Addressing the United Nations’ World Food Program Executive Board in Rome on Monday, with WFP representatives joining online from around the world, Pope Leo XIV posed a question too rarely heard when discussing world hunger: not how to intervene more effectively, but why the existing global order keeps producing crisis in the first place.

“The world today could live without hunger… the capacity of food production exists,” the Pope stated. Yet “conflicts are ‘fed’ more readily than people are nourished. This reality reflects … a fundamental imbalance in political and moral priorities” that must be changed.

The crisis, he argued, stems from the fact that “the human person is no longer consistently placed at the center of international action.” Basic human needs—food, water, healthcare—"cannot be subordinated to market considerations or geopolitical interests.” Access to adequate food, he insisted, is “a fundamental human right grounded in the dignity of every person,” and meeting this need is not only a humanitarian act but addresses “underlying causes of geopolitical instability. Indeed, food security is an essential component of global and integral security.”

The Pope put the structural question directly. Crises, he noted, have “evolved from isolated events into persistent realities” of chronic food insecurity and social conflict, and this requires asking “a fundamental question: what configuration of the global order is capable of producing, reproducing and, at times, normalizing such conditions? The issue is no longer limited to how to intervene; rather, it extends to understanding why the system constantly produces the very problems it is then forced to correct.”

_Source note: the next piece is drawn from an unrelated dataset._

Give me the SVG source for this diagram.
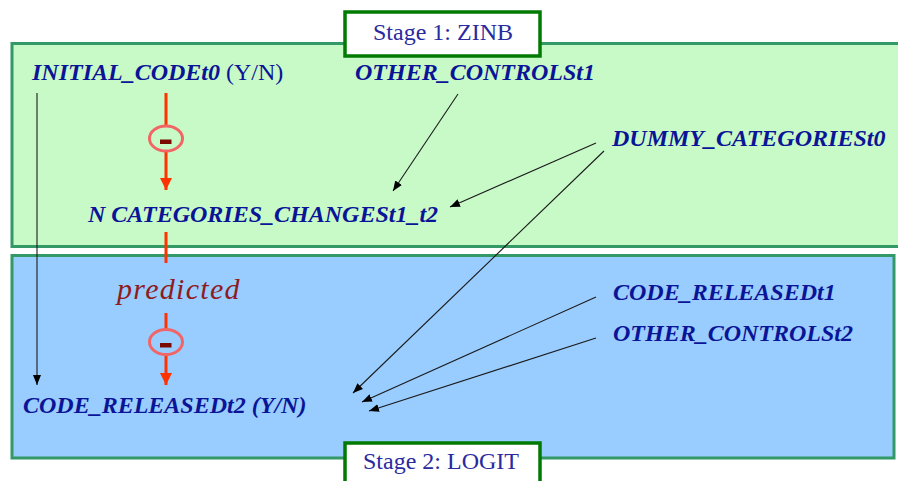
<svg xmlns="http://www.w3.org/2000/svg" width="898" height="481" viewBox="0 0 898 481">
  <style>
    .var { font-family: "Liberation Serif", "Times New Roman", serif; font-size: 24px; font-weight: bold; font-style: italic; fill: #0a1496; }
    .plain { font-family: "Liberation Serif", "Times New Roman", serif; font-size: 24px; fill: #0a1496; }
    .stage { font-family: "Liberation Serif", "Times New Roman", serif; font-size: 24px; fill: #2a2aa0; }
    .pred { font-family: "Liberation Serif", "Times New Roman", serif; font-size: 30px; font-style: italic; fill: #8e1c1c; letter-spacing: 1.3px; }
    .panel { stroke: #339966; stroke-width: 3; }
    .tag { fill: #ffffff; stroke: #007a00; stroke-width: 3.5; }
    .thin { stroke: #1a1a1a; stroke-width: 1.1; fill: none; }
    .red { stroke: #ff3300; stroke-width: 3; fill: none; }
    .sign { fill: none; stroke: #f26565; stroke-width: 3; }
  </style>
  <defs>
    <marker id="blk" viewBox="0 0 10 10" refX="10" refY="5" markerWidth="10" markerHeight="10" markerUnits="userSpaceOnUse" orient="auto">
      <path d="M0,1 L10,5 L0,9 Z" fill="#000"/>
    </marker>
    <marker id="redhead" viewBox="0 0 12 12" refX="12" refY="6" markerWidth="12" markerHeight="12" markerUnits="userSpaceOnUse" orient="auto">
      <path d="M0,0 L12,6 L0,12 Z" fill="#ff3300"/>
    </marker>
  </defs>

  <!-- stage panels -->
  <g id="stage1-panel">
    <rect class="panel" x="12" y="43.5" width="890" height="203" fill="#c8fac8"/>
  </g>
  <g id="stage2-panel">
    <rect class="panel" x="12" y="255.5" width="882" height="202.5" fill="#99ccff"/>
  </g>

  <!-- connectors -->
  <g id="connectors">
    <line class="thin" x1="37" y1="93" x2="37" y2="385" marker-end="url(#blk)"/>
    <line class="thin" x1="458" y1="94" x2="393" y2="191" marker-end="url(#blk)"/>
    <line class="thin" x1="596" y1="143" x2="450" y2="207" marker-end="url(#blk)"/>
    <line class="thin" x1="604" y1="151" x2="353" y2="393" marker-end="url(#blk)"/>
    <line class="thin" x1="596" y1="297" x2="362" y2="402" marker-end="url(#blk)"/>
    <line class="thin" x1="596" y1="338" x2="369" y2="411" marker-end="url(#blk)"/>

    <!-- negative effect into the count model -->
    <line class="red" x1="166" y1="93" x2="166" y2="125"/>
    <line class="red" x1="166" y1="151" x2="166" y2="190" marker-end="url(#redhead)"/>
    <!-- predicted count into the logit model -->
    <line class="red" x1="166" y1="232" x2="166" y2="263"/>
    <line class="red" x1="166" y1="313" x2="166" y2="329"/>
    <line class="red" x1="166" y1="355" x2="166" y2="385" marker-end="url(#redhead)"/>
  </g>

  <!-- minus signs -->
  <g id="minus1">
    <ellipse class="sign" cx="166" cy="138.5" rx="16.5" ry="12.5"/>
    <rect x="160" y="139.5" width="11.5" height="4.5" fill="#7a0a00"/>
  </g>
  <g id="minus2">
    <ellipse class="sign" cx="166" cy="342" rx="16.5" ry="12.5"/>
    <rect x="160" y="343" width="11.5" height="4.5" fill="#7a0a00"/>
  </g>

  <!-- stage tags -->
  <g id="stage1-tag">
    <rect class="tag" x="345" y="12" width="195" height="44"/>
    <text class="stage" x="373" y="40">Stage 1: ZINB</text>
  </g>
  <g id="stage2-tag">
    <rect class="tag" x="345" y="443" width="195" height="50"/>
    <text class="stage" x="363" y="469">Stage 2: LOGIT</text>
  </g>

  <!-- variables -->
  <g id="initial-code">
    <text x="32" y="80"><tspan class="var">INITIAL_CODEt0</tspan><tspan class="plain"> (Y/N)</tspan></text>
  </g>
  <g id="other-controls-t1">
    <text class="var" x="355" y="80">OTHER_CONTROLSt1</text>
  </g>
  <g id="dummy-categories">
    <text class="var" x="612" y="146">DUMMY_CATEGORIESt0</text>
  </g>
  <g id="n-categories-changes">
    <text class="var" x="88" y="222">N CATEGORIES_CHANGESt1_t2</text>
  </g>
  <g id="predicted">
    <text class="pred" x="117" y="299">predicted</text>
  </g>
  <g id="code-released-t1">
    <text class="var" x="613" y="300">CODE_RELEASEDt1</text>
  </g>
  <g id="other-controls-t2">
    <text class="var" x="613" y="341">OTHER_CONTROLSt2</text>
  </g>
  <g id="code-released-t2">
    <text class="var" x="23" y="413">CODE_RELEASEDt2 (Y/N)</text>
  </g>
</svg>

Hunger, he continued, erodes social cohesion, heightens the risk of conflict, fuels forced migration, and undermines the capacity of states to build resilient institutions and sustainable development—perpetuating “cycles of fragility that affect the broader international community.” Humanitarian action, in this light, is not “extraneous to the international order” but the test of whether that order recognizes “the inherent God-given dignity of every human person.”

Pope Leo appealed for renewed multilateral cooperation in what he called an “increasingly fragmented and multipolar world,” in which no single state can address global challenges alone. “Such an approach requires a firm political will capable of transcending short-term perspectives and investing in global public goods,” he said.

“In this spirit, I wish to appeal to the governments and peoples of the world to renew and strengthen their commitment, to increase the resources dedicated to combating hunger and its root causes, and to remove the obstacles that prevent aid from reaching those in need.”